Quantum Bayesian Networks

September 30, 2010

Enough QC Hardware Approaches To Titillate, Confuse and Annoy

Filed under: Uncategorized — rrtucci @ 8:28 pm

Quantum Computing has appeared frequently in the news this year. And deservedly so, because it is making steady progress. On Feb.17, I posted an entry titled “Experimental Quantum Computing, State of the Art”, where I discussed an excellent review article of QC hardware written by Franco Nori and his team. Now, 8 months later, that review article is already seriously out of date.

I just counted how many stories NextBigFuture has had since the beginning of the year under the subject of “quantum computer”:


34 stories from Jan 1 to Oct 1. All in all, a pretty exciting year if you ask me. Many of those stories are not earth-shaking events, but some are. For instance, measuring the spin state of a single electron (the electron belongs to a donor Phosphorus atom implanted in a Silicon crystal). Wow!

The public might be understandably confused. What hardware approach will win the race for a scalable quantum computer. Is it going to be ???

  1. an ion trap quantum computer (NIST),
  2. or a superconductive device that implements an adiabatic QC à la D-Wave,
  3. or a superconductive device that implements the gate model (Yale and UCSB)
  4. or an array of donors implanted in Silicon by the Australians and Finns,
  5. or NV color centers in diamond,
  6. or a photonic QC by the Brits,
  7. or Rydberg atoms
  8. or an anyonic QC

I probably left out a few.

Makes me glad I specialize in writing quantum computing software, which is somewhat platform independent, so I don’t have to guess which of all these wonderful approaches will win out.



  1. How ’bout topological quantum computing?
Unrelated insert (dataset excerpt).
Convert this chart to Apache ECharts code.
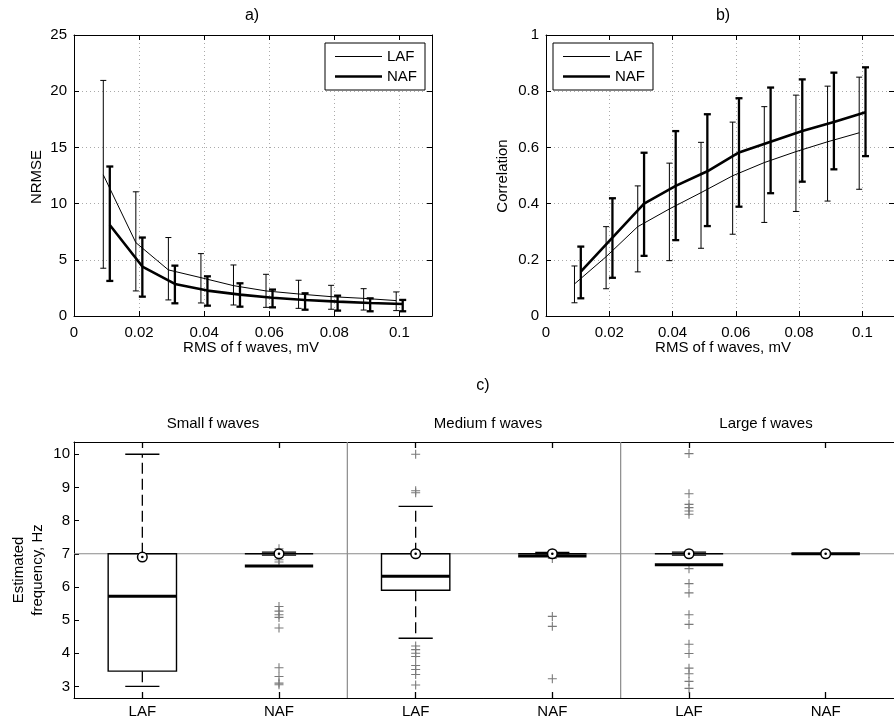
<!DOCTYPE html>
<html><head><meta charset="utf-8">
<script src="https://cdn.jsdelivr.net/npm/echarts@6/dist/echarts.min.js"></script>
<style>html,body{margin:0;padding:0;background:#fff}#c{width:894px;height:719px}</style>
</head><body><div id="c"></div>
<script>
// ---- panel a / b data ----
const rmsLAF = [0.009,0.019,0.029,0.039,0.049,0.059,0.069,0.079,0.089,0.099];
const rmsNAF = [0.011,0.021,0.031,0.041,0.051,0.061,0.071,0.081,0.091,0.101];
const nrmseLAF   = [12.56,6.53,4.10,3.41,2.70,2.23,1.96,1.72,1.57,1.37];
const nrmseLAFLo = [4.25,2.23,1.43,1.16,0.98,0.77,0.68,0.60,0.53,0.48];
const nrmseLAFHi = [20.96,11.05,6.98,5.55,4.54,3.71,3.18,2.73,2.43,2.14];
const nrmseNAF   = [8.10,4.40,2.85,2.26,1.90,1.63,1.43,1.28,1.16,1.07];
const nrmseNAFLo = [3.12,1.72,1.13,0.92,0.83,0.77,0.56,0.48,0.42,0.42];
const nrmseNAFHi = [13.30,6.98,4.48,3.53,2.91,2.35,2.02,1.81,1.57,1.43];
const corrLAF   = [0.114,0.211,0.318,0.381,0.439,0.499,0.546,0.585,0.620,0.652];
const corrLAFLo = [0.047,0.097,0.157,0.197,0.241,0.291,0.333,0.372,0.409,0.451];
const corrLAFHi = [0.178,0.318,0.463,0.544,0.618,0.690,0.745,0.786,0.818,0.850];
const corrNAF   = [0.158,0.279,0.400,0.463,0.515,0.582,0.620,0.658,0.690,0.725];
const corrNAFLo = [0.063,0.136,0.214,0.270,0.320,0.389,0.437,0.478,0.522,0.569];
const corrNAFHi = [0.247,0.419,0.581,0.658,0.718,0.775,0.813,0.842,0.866,0.885];

// ---- panel c data ----
const boxCategories = ['LAF','NAF','LAF','NAF','LAF','NAF'];
const groupTitles = ['Small f waves','Medium f waves','Large f waves'];
const boxQ1     = [3.46,7.00,5.90,7.00,7.00,7.00];
const boxQ3     = [7.00,7.00,7.00,7.00,7.00,7.00];
const boxMedian = [5.72,6.63,6.32,6.93,6.67,7.00];
const whiskLo   = [3.00,6.96,4.45,6.96,6.96,7.00];
const whiskHi   = [10.00,7.05,8.43,7.04,7.05,7.00];
const markerVal = [6.90,7.00,7.00,7.00,7.00,7.00];
const refFreq = 7;
const outSmallLAF  = [];
const outSmallNAF  = [7.15,6.82,6.75,5.41,5.27,5.16,5.08,4.76,3.56,3.30,3.10,3.05];
const outMediumLAF = [10.0,8.90,8.84,4.22,4.11,4.00,3.90,3.63,3.51,3.36,3.04];
const outMediumNAF = [6.86,5.11,4.81,3.23];
const outLargeLAF  = [10.02,8.81,8.49,8.39,8.29,8.19,6.55,6.10,5.82,5.16,4.87,4.27,3.99,3.55,3.38,3.15,2.94];
const outLargeNAF  = [];
const separatorsAfter = [1,3];

const FONT = "'Liberation Sans', Arial, Helvetica, sans-serif";
const chart = echarts.init(document.getElementById('c'));

function zip(xs, ys){ return xs.map((x,i)=>[x, ys[i]]); }

function errorBars(name, xs, lo, hi, xi, yi, lw, cap){
  return {
    type:'custom', name, xAxisIndex:xi, yAxisIndex:yi, z:5, silent:true,
    data: xs.map((x,i)=>[x, lo[i], hi[i]]),
    encode:{x:0, y:[1,2]},
    renderItem(params, api){
      const p1 = api.coord([api.value(0), api.value(1)]);
      const p2 = api.coord([api.value(0), api.value(2)]);
      const st = {stroke:'#000', lineWidth:lw};
      return {type:'group', children:[
        {type:'line', shape:{x1:p1[0],y1:p1[1],x2:p2[0],y2:p2[1]}, style:st},
        {type:'line', shape:{x1:p1[0]-cap,y1:p1[1],x2:p1[0]+cap,y2:p1[1]}, style:st},
        {type:'line', shape:{x1:p2[0]-cap,y1:p2[1],x2:p2[0]+cap,y2:p2[1]}, style:st}
      ]};
    }
  };
}

function valueX(gridIndex, pos, show){
  return {type:'value', gridIndex, position:pos, min:0, max:0.11, interval:0.02,
    axisLine:{show:true, onZero:false, lineStyle:{color:'#000', width:1}},
    axisTick:{show:true, inside:true, length:5, lineStyle:{color:'#000'}},
    axisLabel:{show:show, showMaxLabel:false, margin:9, color:'#000', fontSize:15, fontFamily:FONT},
    splitLine:{show:show, lineStyle:{color:'#aaa', type:[1,3], width:1}}};
}
function valueY(gridIndex, pos, show, max, interval){
  return {type:'value', gridIndex, position:pos, min:0, max, interval,
    axisLine:{show:true, onZero:false, lineStyle:{color:'#000', width:1}},
    axisTick:{show:true, inside:true, length:5, lineStyle:{color:'#000'}},
    axisLabel:{show:show, margin:7, color:'#000', fontSize:15, fontFamily:FONT},
    splitLine:{show:show, lineStyle:{color:'#aaa', type:[1,3], width:1}}};
}

const outlierGroups = [outSmallLAF,outSmallNAF,outMediumLAF,outMediumNAF,outLargeLAF,outLargeNAF];
const outlierData = [];
outlierGroups.forEach((arr, i)=>arr.forEach(v=>outlierData.push([i, v])));

const boxData = boxCategories.map((c,i)=>[i, boxQ1[i], boxQ3[i], boxMedian[i], whiskLo[i], whiskHi[i], markerVal[i]]);

function textEl(text, x, y, size, rot){
  return {type:'text', x, y, rotation: rot||0, silent:true,
    style:{text, fill:'#000', font: size+'px '+FONT, textAlign:'center', textVerticalAlign:'middle', lineHeight:19}};
}

const legendItems = [
  {name:'LAF', icon:'path://M0,0H47V1.1H0Z', itemStyle:{color:'#000', borderWidth:0}},
  {name:'NAF', icon:'path://M0,0H47V2.7H0Z', itemStyle:{color:'#000', borderWidth:0}}
];
const legendCommon = {orient:'vertical', data:legendItems, itemWidth:47, itemHeight:14, itemGap:5,
  padding:[6,8,6,10], borderColor:'#000', borderWidth:1, backgroundColor:'#fff', selectedMode:false,
  textStyle:{fontSize:15, color:'#000', fontFamily:FONT}};

const option = {
  animation:false,
  backgroundColor:'#fff',
  textStyle:{fontFamily:FONT},
  grid:[
    {left:74, top:35, width:358, height:281},
    {left:546, top:35, width:358, height:281},
    {left:74, top:442, width:831, height:256}
  ],
  legend:[
    Object.assign({}, legendCommon, {left:325, top:43, z:10}),
    Object.assign({}, legendCommon, {left:553, top:43, z:10})
  ],
  xAxis:[
    valueX(0,'bottom',true), valueX(0,'top',false),
    valueX(1,'bottom',true), valueX(1,'top',false),
    {type:'category', gridIndex:2, position:'bottom', data:boxCategories, boundaryGap:true,
     axisLine:{show:true, lineStyle:{color:'#000'}},
     axisTick:{show:true, inside:true, alignWithLabel:true, length:6, lineStyle:{color:'#000', width:1.3}},
     axisLabel:{margin:6, color:'#000', fontSize:15, fontFamily:FONT}, splitLine:{show:false}},
    {type:'category', gridIndex:2, position:'top', data:boxCategories, boundaryGap:true,
     axisLine:{show:true, lineStyle:{color:'#000'}},
     axisTick:{show:true, inside:true, alignWithLabel:true, length:6, lineStyle:{color:'#000', width:1.3}},
     axisLabel:{show:false}, splitLine:{show:false}}
  ],
  yAxis:[
    valueY(0,'left',true,25,5), valueY(0,'right',false,25,5),
    valueY(1,'left',true,1,0.2), valueY(1,'right',false,1,0.2),
    {type:'value', gridIndex:2, position:'left', min:2.65, max:10.37,
     axisLine:{show:true, onZero:false, lineStyle:{color:'#000'}},
     axisTick:{show:true, inside:true, length:5, customValues:[3,4,5,6,7,8,9,10], lineStyle:{color:'#000'}},
     axisLabel:{margin:4, color:'#000', fontSize:15, fontFamily:FONT, customValues:[3,4,5,6,7,8,9,10]},
     splitLine:{show:false}}
  ],
  series:[
    {type:'line', name:'LAF', xAxisIndex:0, yAxisIndex:0, data:zip(rmsLAF,nrmseLAF), symbol:'none', z:3,
     lineStyle:{color:'#000', width:1}, itemStyle:{color:'#000'}},
    {type:'line', name:'NAF', xAxisIndex:0, yAxisIndex:0, data:zip(rmsNAF,nrmseNAF), symbol:'none', z:3,
     lineStyle:{color:'#000', width:2.6}, itemStyle:{color:'#000'}},
    errorBars('LAF err a', rmsLAF, nrmseLAFLo, nrmseLAFHi, 0, 0, 1, 3),
    errorBars('NAF err a', rmsNAF, nrmseNAFLo, nrmseNAFHi, 0, 0, 2.3, 3.5),
    {type:'line', name:'LAF', xAxisIndex:2, yAxisIndex:2, data:zip(rmsLAF,corrLAF), symbol:'none', z:3,
     lineStyle:{color:'#000', width:1}, itemStyle:{color:'#000'}},
    {type:'line', name:'NAF', xAxisIndex:2, yAxisIndex:2, data:zip(rmsNAF,corrNAF), symbol:'none', z:3,
     lineStyle:{color:'#000', width:2.6}, itemStyle:{color:'#000'}},
    errorBars('LAF err b', rmsLAF, corrLAFLo, corrLAFHi, 2, 2, 1, 3),
    errorBars('NAF err b', rmsNAF, corrNAFLo, corrNAFHi, 2, 2, 2.3, 3.5),
    // panel c reference line and separators
    {type:'custom', name:'frame c', xAxisIndex:4, yAxisIndex:4, z:1, silent:true,
     data:[[0, refFreq]], encode:{x:0, y:1},
     renderItem(params, api){
       const cs = params.coordSys;
       const y7 = api.coord([0, api.value(1)])[1];
       const bw = api.size([1,0])[0];
       const ch = [{type:'line', shape:{x1:cs.x, y1:y7, x2:cs.x+cs.width, y2:y7}, style:{stroke:'#8a8a8a', lineWidth:1.2}}];
       separatorsAfter.forEach(k=>{
         const xs = api.coord([k, api.value(1)])[0] + bw/2;
         ch.push({type:'line', shape:{x1:xs, y1:cs.y, x2:xs, y2:cs.y+cs.height}, style:{stroke:'#8a8a8a', lineWidth:1.2}});
       });
       return {type:'group', children:ch};
     }},
    // outliers
    {type:'scatter', name:'outliers', xAxisIndex:4, yAxisIndex:4, z:2, silent:true,
     data:outlierData, symbol:'path://M0,5L10,5M5,0L5,10', symbolSize:[9,9],
     itemStyle:{color:'none', borderColor:'#7a7a7a', borderWidth:1.1, opacity:1}},
    // boxes
    {type:'custom', name:'boxes', xAxisIndex:4, yAxisIndex:4, z:4, silent:true,
     data:boxData, encode:{x:0, y:[1,2,3,4,5,6]},
     renderItem(params, api){
       const i = api.value(0);
       const bw = api.size([1,0])[0];
       const X = api.coord([i, 7])[0];
       const Y = v=>api.coord([i, v])[1];
       const hb = bw*0.25, hc = bw*0.125;
       const q1 = Y(api.value(1)), q3 = Y(api.value(2)), md = Y(api.value(3));
       const wl = Y(api.value(4)), wh = Y(api.value(5)), mk = Y(api.value(6));
       const thin = {stroke:'#000', lineWidth:1.4, fill:null};
       const dash = {stroke:'#000', lineWidth:1.3, lineDash:[11,5]};
       const ch = [];
       if (wh < q3) ch.push({type:'line', shape:{x1:X,y1:q3,x2:X,y2:wh}, style:dash});
       if (wl > q1) ch.push({type:'line', shape:{x1:X,y1:q1,x2:X,y2:wl}, style:dash});
       ch.push({type:'line', shape:{x1:X-hc,y1:wh,x2:X+hc,y2:wh}, style:thin});
       ch.push({type:'line', shape:{x1:X-hc,y1:wl,x2:X+hc,y2:wl}, style:thin});
       ch.push({type:'rect', shape:{x:X-hb, y:q3, width:2*hb, height:Math.max(q1-q3,0)}, style:{stroke:'#000', lineWidth:1.4, fill:'none'}});
       ch.push({type:'line', shape:{x1:X-hb,y1:md,x2:X+hb,y2:md}, style:{stroke:'#000', lineWidth:3}});
       ch.push({type:'circle', shape:{cx:X, cy:mk, r:4.8}, style:{stroke:'#000', lineWidth:1.5, fill:'#fff'}});
       ch.push({type:'circle', shape:{cx:X, cy:mk, r:1.3}, style:{fill:'#000'}});
       return {type:'group', children:ch};
     }}
  ],
  graphic:[
    textEl('a)', 252, 16, 16),
    textEl('b)', 723, 16, 16),
    textEl('c)', 483, 386, 16),
    textEl(groupTitles[0], 213, 424, 15),
    textEl(groupTitles[1], 488, 424, 15),
    textEl(groupTitles[2], 766, 424, 15),
    textEl('RMS of f waves, mV', 251, 348, 15),
    textEl('RMS of f waves, mV', 723, 348, 15),
    textEl('NRMSE', 37, 177, 15, Math.PI/2),
    textEl('Correlation', 503, 176, 15, Math.PI/2),
    textEl('Estimated\nfrequency, Hz', 28, 570, 15, Math.PI/2)
  ]
};
chart.setOption(option);
</script>
</body></html>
    Comment by Matt — October 1, 2010 @ 2:21 pm

  2. Hi Matt,
    The term “topological QC” is somewhat ambiguous, IMHO. It often means what I called an anyonic QC in my blog post above. An anyonic QC is what the Microsoft StationQ people study and hope to build. It uses non-abelian anyons which are described by a “topological quantum field theory”. The term topological quantum computer also evokes in my mind a QC that uses topological phases to reduce noise, as in the following paper by a group working at Aalto (near Helsinki, Finland):

    Ground-state geometric quantum computation in superconducting systems
    by P. Solinas, J.-M. Pirkkalainen, M. Möttönen
    This Aalto proposal is super exciting, and promising, at least to my mind. Not tested in the lab yet, however. If I were the head of Nokia, I would rush to invest venture capital into that Aalto QC concept.

    Comment by rrtucci — October 1, 2010 @ 6:19 pm

  3. AH. Got ya.
    I will give that paper a read. It sounds interesting.